A leading movie marketer and distributor in Lagos said that the copies of Half of A Yellow Sun film that are currently sold on the streets were pirated. 'To the best of my knowledge, Half of A Yellow Sun has not been officially released on DVD in Nigeria. I think the pirates managed to get hold of the film when it was released abroad.” The source said he was not sure that the original copy pirated by the criminals was brought into the country from outside. He said, “I believe that the copy that was pirated must have been sourced abroad. The copy that we saw was raw. There were scenes of violence, which I’m sure, would have been removed by the Censors Board by now, in that copy of the film.”

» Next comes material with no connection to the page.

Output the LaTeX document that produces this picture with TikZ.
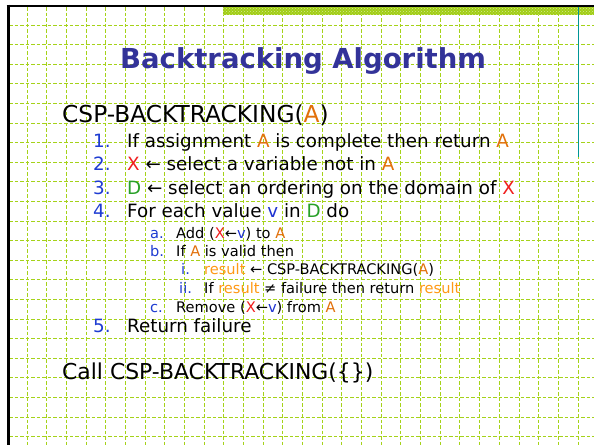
\documentclass[tikz,border=0pt]{standalone}
\usepackage{fontspec}
\setmainfont{DejaVu Sans}
\usetikzlibrary{patterns}

\definecolor{gridgreen}{RGB}{165,210,25}
\definecolor{bandgreen}{RGB}{160,205,20}
\definecolor{titleblue}{RGB}{51,51,153}
\definecolor{numblue}{RGB}{30,60,210}
\definecolor{varA}{RGB}{226,112,10}
\definecolor{varres}{RGB}{255,153,20}
\definecolor{varX}{RGB}{240,30,30}
\definecolor{varD}{RGB}{40,160,40}
\definecolor{varv}{RGB}{30,50,210}
\definecolor{sidebar}{RGB}{0,150,150}

\newcommand\vA{\textcolor{varA}{A}}
\newcommand\vX{\textcolor{varX}{X}}
\newcommand\vD{\textcolor{varD}{D}}
\newcommand\vv{\textcolor{varv}{v}}
\newcommand\vres{\textcolor{varres}{result}}

\tikzset{
  gridline/.style={gridgreen, line width=1pt, dash pattern=on 3.5pt off 2pt},
  headtext/.style={anchor=base west, inner sep=0pt, font=\fontsize{23.3}{27}\selectfont},
  calltext/.style={anchor=base west, inner sep=0pt, font=\fontsize{21.9}{25}\selectfont},
  maintext/.style={anchor=base west, inner sep=0pt, font=\fontsize{18.3}{21}\selectfont},
  subtext/.style={anchor=base west, inner sep=0pt, font=\fontsize{14.6}{17}\selectfont},
  mainnum/.style={maintext, text=numblue},
  subnum/.style={subtext, text=numblue},
}

\begin{document}
\begin{tikzpicture}[x=1pt,y=-1pt]
\useasboundingbox (0,0) rectangle (594,445);
\fill[white] (0,0) rectangle (594,445);

% dashed grid
\foreach \i in {0,...,28}
  \draw[gridline] ({27+19.68*\i},7) -- ({27+19.68*\i},445);
\foreach \j in {1,...,22}
  \draw[gridline] (9,{5.4+19.6*\j}) -- (594,{5.4+19.6*\j});

% hatched band along the top
\fill[bandgreen] (223,6.5) rectangle (594,14.5);
\fill[pattern=crosshatch dots, pattern color=white!55!bandgreen] (223,6.5) rectangle (594,14.5);

% frame lines
\draw[line width=2pt] (6.5,5.5) -- (594,5.5);
\draw[line width=3pt] (8,4.5) -- (8,445);
\draw[sidebar, line width=1pt] (578,6.5) -- (578,157);

% title
\node[anchor=base west, inner sep=0pt, font=\bfseries\fontsize{27.5}{31}\selectfont, text=titleblue]
  (title) at (120,68) {Backtracking Algorithm};

% algorithm
\node[headtext] (head) at (62,122) {CSP-BACKTRACKING(\vA)};

\node[mainnum] (n1) at (93,147) {1.};
\node[maintext] (s1) at (127,147) {If assignment \vA{} is complete then return \vA};
\node[mainnum] (n2) at (93,170) {2.};
\node[maintext] (s2) at (127,170) {\vX{} ← select a variable not in \vA};
\node[mainnum] (n3) at (93,194) {3.};
\node[maintext] (s3) at (127,194) {\vD{} ← select an ordering on the domain of \vX};
\node[mainnum] (n4) at (93,217) {4.};
\node[maintext] (s4) at (127,217) {For each value \vv{} in \vD{} do};

\node[subnum] (na) at (150,238) {a.};
\node[subtext] (sa) at (176,238) {Add (\vX←\vv) to \vA};
\node[subnum] (nb) at (150,256) {b.};
\node[subtext] (sb) at (176,256) {If \vA{} is valid then};
\node[subnum] (ni) at (181,274) {i.};
\node[subtext] (si) at (204,274) {\vres{} ← CSP-BACKTRACKING(\vA)};
\node[subnum] (nii) at (179,293) {ii.};
\node[subtext] (sii) at (204,293) {If \vres{} ≠ failure then return \vres};
\node[subnum] (nc) at (150,312) {c.};
\node[subtext] (sc) at (176,312) {Remove (\vX←\vv) from \vA};

\node[mainnum] (n5) at (93,332) {5.};
\node[maintext] (s5) at (127,332) {Return failure};

\node[calltext] (call) at (62,379) {Call CSP-BACKTRACKING(\{\})};
\end{tikzpicture}
\end{document}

Our source fingered the infamous pirates operating at the Alaba International Market in Lagos as the suspects behind the ‘unofficial’ sale of the film in the city. “Even as I am talking to you, Half of A Yellow Sun is selling like hot cake in Alaba. The pirated copies are everywhere in Alaba right now' .
Half of a Yellow Sun, which opened on August 1, 2014 was top of the charts in every cinema in Nigeria. Ticket sales of the film accounted for over 50 per cent of total box office takings.
“Half of a Yellow Sun beat Marvel/Disney’s ‘Guardian of the Galaxy’, starring Vin Diesel, Bradley Cooper and Zoe Saldana to achieve this feat. Exit polling shows audiences are happy with the film and word of mouth should gradually spread.” Starring Chiwetel Ejiofor, Thandie Newton, Anika Noni Rose, Joseph Mawle, Onyeka Onwenu and John Boyega, among others, Half of A Yellow Sun was first premiered at the 2013 Toronto International Film Festival in Canada and released in the United States before it opened in Nigerian cinemas earlier this month.
Before now, the delay in the official approval of the film was the subject of a long-drawn controversy between the producers of the film, the author and Film Censors Board.